Efforts to tackle ongoing flooding and significant landslides throughout the region have been met with harsh criticism from opponents of the Japanese Diet. Members have been accused of spending more time discussing a new gambling bill.
The country is currently in deliberations over the Integrated Resorts Implementation Bill (IRIB), a matter that has been a longstanding issue within Japanese parliament. Legislators are still tied up to see the bill go through within the originally proposed timeframe, set for July 22.
However, in the past week, severe weather has put a hamper on gambling discussions and the country must now focus on disaster relief. Heavy rains have caused some of the worst flooding and landslides in Japan in decades. Nearly 200 Japanese have lost their and thousands of first responders are continuing to provide aid and rescue in the aftermath of the disaster, with many citizens still feared missing.
The Prime Minister of Japan, Shinzo Abe, has cancelled an upcoming visit to Europe as a means to stay on top of relief efforts, but his opponents have expressed outrage over how he has failed to prioritize flood efforts, instead pressing for discussion revolving IRIB to take priority.
An appetite to move forward
On Wednesday, a local news source quoted multiple opposition party members that were very critical of Keiichi Ishii, Japan’s Minister of Land, Infrastructure, Transport and Tourism. Allegedly, Ishii spent over six hours participating in a hearing discussing the new IR bill instead of focusing on flood relief.
Constitutional Democratic Party of Japan member Shinkun Haku asked harshly of Iishi what he found to be more important: “gambling or human life?” Lawmakers and other chamber members were shocked at Iishi’s actions and expressed disbelief over why anyone one find the enactment of the casino bill more important than flood countermeasures.
Experts say that the flooding could not have come at a poorer time. With just a little over a week before the deadline of the new gambling bill, the flooding has introduced an element of uncertainty over the bill’s successful passage. However, political analysts believe that Diet members are still serious about moving forward, as the recent problem-gambling bill’s creation by legislators proved successful as per its proposed timeline.
Doubts and deadlines
Doubts aside, earlier this week the Japanese press sought comments from senior members of the current ruling faction, the Liberal Democratic Party. Its junior party Komeito has reaffirmed that both parties have been working hard to ensure enactment of IRIB before the clock runs out.

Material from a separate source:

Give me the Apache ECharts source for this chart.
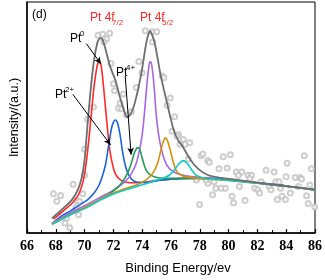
<!DOCTYPE html>
<html>
<head>
<meta charset="utf-8">
<script src="https://cdn.jsdelivr.net/npm/echarts@6/dist/echarts.min.js"></script>
<style>
  html, body { margin: 0; padding: 0; background: #fff; }
  #main { width: 325px; height: 280px; }
</style>
</head>
<body>
<div id="main"></div>
<script>
// binding energy (eV), intensity (a.u.)
var rawPoints = [
    [67.84, 40.3], [68.07, 32.6], [68.34, 38.6], [68.64, 10.3], [68.75, 15.3], [68.97, 5.3],
    [69.2, 50], [69.4, 26], [69.45, 33], [69.58, 18.6], [69.65, 32.6], [69.87, 40.3],
    [69.99, 59.3], [69.99, 86], [70.21, 116.6], [70.61, 129.3],
    [70.93, 203], [71.25, 204], [71.74, 205], [71.52, 199], [71.34, 196], [71.83, 174],
    [72.01, 153], [72.08, 146], [72.47, 133], [72.35, 128], [72.69, 142.6], [72.57, 127.6],
    [72.91, 121], [73.25, 124.3], [73.59, 149.3],
    [74.22, 207.6], [74.67, 206.6], [75.01, 206.6], [74.72, 196], [73.77, 176], [73.99, 164.3],
    [75.39, 161], [75.51, 159.3], [75.95, 138.6], [75.73, 131], [76.25, 119.3], [76.52, 101],
    [76.07, 104.3], [76.41, 99.3], [76.86, 96], [76.97, 91], [77.3, 92.6], [76.63, 91],
    [77.2, 76], [77.82, 56], [78.09, 79.3], [78.55, 74.3], [77.98, 29.3], [77.76, 54.3], [78.55, 51],
    [78.21, 81], [78.66, 72.6], [79.63, 78.3], [80.12, 80.3], [79.33, 66], [79.9, 66.6],
    [78.43, 54.3], [78.99, 52.6], [79.11, 46], [79.49, 46], [79.78, 46], [78.89, 39.3],
    [80.24, 37.6], [80.34, 31], [80.75, 47.6], [80.53, 62.6], [80.91, 62.6], [80.68, 59.3],
    [81.36, 59.3], [81.59, 59.3], [81.47, 56], [81.14, 33.3], [81.81, 46], [82.03, 44.3],
    [82.15, 41], [82.26, 52.6], [82.6, 64.3], [83.16, 62.6], [82.82, 47.6], [82.94, 44.3],
    [83.28, 52.6], [83.5, 52.6], [83.61, 46], [83.39, 34.3], [83.72, 37.6], [84.06, 71.6],
    [83.99, 57.6], [83.95, 34.3], [84.29, 41], [84.63, 57], [84.97, 57], [85.07, 55.3],
    [85.26, 79.3], [84.85, 47.6], [85.41, 38.3], [85.53, 30.3], [85.64, 49.3], [85.75, 66],
    [85.98, 26.6]
];

var envelope = [
    [67.73, 15], [68.2, 21], [68.64, 27], [69.09, 33.5], [69.53, 44.3], [69.8, 57], [69.99, 74],
    [70.21, 112], [70.44, 150], [70.66, 178], [70.88, 195], [71.0, 199], [71.11, 200], [71.22, 199],
    [71.35, 194], [71.5, 186], [71.79, 170], [72.13, 157], [72.46, 139], [72.75, 125],
    [72.96, 119], [73.2, 122], [73.48, 133], [73.93, 163], [74.27, 194], [74.45, 205],
    [74.56, 207], [74.67, 204], [74.85, 196], [75.0, 185], [75.28, 162], [75.73, 133],
    [76.18, 106], [76.5, 95], [76.8, 89], [77.31, 76], [77.87, 66], [78.55, 59.5],
    [79.5, 56.5], [80.35, 55], [82.6, 50.5], [84.85, 46.5], [86, 44.5]
];

var pt0A = [
    [67.84, 14.3], [68.2, 18.5], [68.64, 24.3], [69.1, 30], [69.53, 38], [69.8, 48],
    [69.99, 60], [70.21, 84.3], [70.44, 117.6], [70.66, 151], [70.85, 170], [70.94, 174.5],
    [71.02, 176], [71.1, 174.5], [71.18, 169], [71.31, 151], [71.52, 117.6], [71.74, 86],
    [72.01, 66], [72.25, 58], [72.55, 54], [73.14, 51.5], [74, 51.8], [75, 54], [76, 55.5],
    [78, 56.3], [80, 54.5], [82, 51.5], [84, 48.3], [86, 44.3]
];

var pt2A = [
    [67.84, 11], [68.41, 17.6], [69, 22.5], [69.53, 27.6], [70.2, 34], [70.66, 41], [71, 49],
    [71.22, 57.6], [71.45, 70], [71.65, 88], [71.85, 106], [71.98, 113], [72.13, 116],
    [72.28, 113], [72.45, 102], [72.65, 82], [72.85, 68], [73.05, 60], [73.36, 54],
    [73.7, 52], [74.2, 52], [75, 53.5], [76, 55.3], [78, 56.3], [80, 54.5], [82, 51.5],
    [84, 48.3], [86, 44.3]
];

var pt4A = [
    [67.73, 9.3], [69, 19], [70, 26], [71, 34], [71.8, 41], [72.3, 47], [72.65, 53],
    [73.0, 62], [73.25, 72], [73.45, 82], [73.6, 86.5], [73.7, 87.6], [73.82, 86],
    [74.0, 77], [74.2, 67], [74.45, 61], [74.83, 57.6], [75.51, 56], [76.5, 56], [78, 56],
    [80, 54.3], [82, 51.3], [84, 48.3], [86, 44.3]
];

var pt0B = [
    [67.73, 10], [69, 20.5], [70, 28], [71, 36], [72, 44], [72.5, 49], [72.91, 54.3],
    [73.25, 61], [73.55, 70], [73.8, 84], [74.0, 101], [74.15, 122], [74.3, 148], [74.42, 166],
    [74.5, 174], [74.57, 176], [74.64, 174], [74.72, 166], [74.84, 148], [74.97, 122],
    [75.15, 100], [75.4, 82], [75.7, 70], [76.1, 63.5], [76.63, 60], [77.53, 57.6],
    [78.5, 56.5], [80, 54.5], [82, 51.5], [84, 48.3], [86, 44.3]
];

var pt2B = [
    [67.73, 9.5], [69, 19], [70, 26], [71, 34], [72, 41], [73, 46.5], [73.59, 49.3],
    [74.1, 53], [74.5, 57.5], [74.85, 64], [75.1, 73], [75.3, 85], [75.47, 94], [75.62, 97.7],
    [75.77, 94], [75.95, 85], [76.15, 73], [76.4, 63], [76.75, 59], [77.2, 57.3], [78, 56],
    [79, 55], [80, 54], [82, 51], [84, 48], [86, 44]
];

var pt4B = [
    [67.73, 8.7], [69, 18.5], [70, 25], [71, 33], [72, 40], [73, 45], [74, 49.5],
    [75, 54], [75.5, 56.5], [75.9, 59.5], [76.25, 65], [76.55, 71], [76.86, 74.3],
    [77.15, 71], [77.4, 65.5], [77.7, 60], [78.1, 57], [78.8, 55.5], [80, 54],
    [82, 51], [84, 48], [86, 44]
];

// arrows: [from, to] in data units
var arrows = [
    [[70.12, 194.3], [71.14, 173.3]],
    [[69.18, 142.3], [71.81, 90.3]],
    [[72.82, 161.3], [73.23, 80.3]]
];

var dom = document.getElementById('main');
var myChart = echarts.init(dom);

function curve(name, data, color, width, z) {
    return {
        name: name,
        type: 'line',
        data: data,
        showSymbol: false,
        smooth: 0.3,
        lineStyle: { color: color, width: width },
        silent: true,
        z: z || 3
    };
}

var sansFont = 'Liberation Sans, Arial, sans-serif';
var redText = '#ff2626';

function txt(left, top, s, size, color) {
    return {
        type: 'text', left: left, top: top,
        style: { text: s, fontSize: size, fontFamily: sansFont, fill: color || '#000' }
    };
}

var option = {
    animation: false,
    backgroundColor: '#fff',
    grid: {
        left: 21, right: 8, top: 2, bottom: 41,
        show: true, borderColor: '#000', borderWidth: 1
    },
    xAxis: {
        type: 'value',
        min: 66, max: 86, interval: 2,
        name: 'Binding Energy/ev',
        nameLocation: 'middle',
        nameGap: 29,
        nameTextStyle: { fontSize: 13, fontFamily: sansFont, color: '#000', padding: [0, 0, 0, 14] },
        axisLine: { lineStyle: { color: '#000', width: 1.5 } },
        axisTick: { inside: true, length: 4, lineStyle: { color: '#000', width: 1.2 } },
        minorTick: { show: true, splitNumber: 2, length: 3, lineStyle: { color: '#000', width: 1 } },
        axisLabel: {
            fontSize: 14, fontWeight: 'bold', color: '#000', margin: 6,
            fontFamily: '"Liberation Serif", "Times New Roman", serif'
        },
        splitLine: { show: false }
    },
    yAxis: {
        type: 'value',
        min: 0, max: 237,
        name: 'Intensity/(a.u.)',
        nameLocation: 'middle',
        nameGap: 6,
        nameRotate: 90,
        nameTextStyle: { fontSize: 12.5, fontFamily: sansFont, color: '#000' },
        axisLine: { show: true, lineStyle: { color: '#000', width: 1.5 } },
        axisTick: { show: false },
        axisLabel: { show: false },
        splitLine: { show: false }
    },
    series: [
        {
            name: 'raw',
            type: 'scatter',
            data: rawPoints,
            symbol: 'emptyCircle',
            symbolSize: 5,
            itemStyle: { color: '#c2c2c2', borderWidth: 0.9 },
            silent: true,
            z: 2
        },
        curve('Pt0 4f7/2', pt0A, '#ff2a2a', 1.6),
        curve('Pt2+ 4f7/2', pt2A, '#1a62dc', 1.6),
        curve('Pt0 4f5/2', pt0B, '#a865e6', 1.6),
        curve('Pt4+ 4f7/2', pt4A, '#1f9e57', 1.6),
        curve('Pt2+ 4f5/2', pt2B, '#d4920a', 1.6),
        curve('Pt4+ 4f5/2', pt4B, '#12c8c8', 1.6),
        {
            name: 'envelope',
            type: 'line',
            data: envelope,
            showSymbol: false,
            smooth: 0.3,
            lineStyle: { color: '#6e6e6e', width: 1.8 },
            silent: true,
            z: 4,
            markLine: {
                silent: true,
                symbol: ['none', 'arrow'],
                symbolSize: [5, 7],
                label: { show: false },
                lineStyle: { color: '#000', width: 1, type: 'solid' },
                data: arrows.map(function (a) {
                    return [{ coord: a[0] }, { coord: a[1] }];
                })
            }
        }
    ],
    graphic: [
        txt(32, 9, '(d)', 12),
        txt(90, 12, 'Pt 4f', 12, redText),
        txt(112, 19, '7/2', 8, redText),
        txt(140, 12, 'Pt 4f', 12, redText),
        txt(162, 19, '5/2', 8, redText),
        txt(70, 33, 'Pt', 12),
        txt(80, 30, '0', 8),
        txt(116, 67, 'Pt', 12),
        txt(126, 64, '4+', 8),
        txt(55, 89, 'Pt', 12),
        txt(65, 86, '2+', 8)
    ]
};

if (option && typeof option === "object") {
    myChart.setOption(option, true);
}
</script>
</body>
</html>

The road to legalizing gambling in Japan has been a rocky, and at times near impossible, road, as constant pressure to prevent it has remained a regular occurrence. The last successful piece of legislation to go through by the government was an amendment to the country’s constitution to allow for casino gambling, which occurred over a year and a half ago. A process itself that was years in the making.
Doubters are woeful of any success in the coming weeks, and opinions on the matter are divided. When polled, many Japanese officials felt that the introduction of foreign-owned integrated resorts into the country, though economically fruitful, could pose a threat to a proud Japanese cultural heritage; a matter that many Japanese citizens feel could be tarnished as foreign influence looms.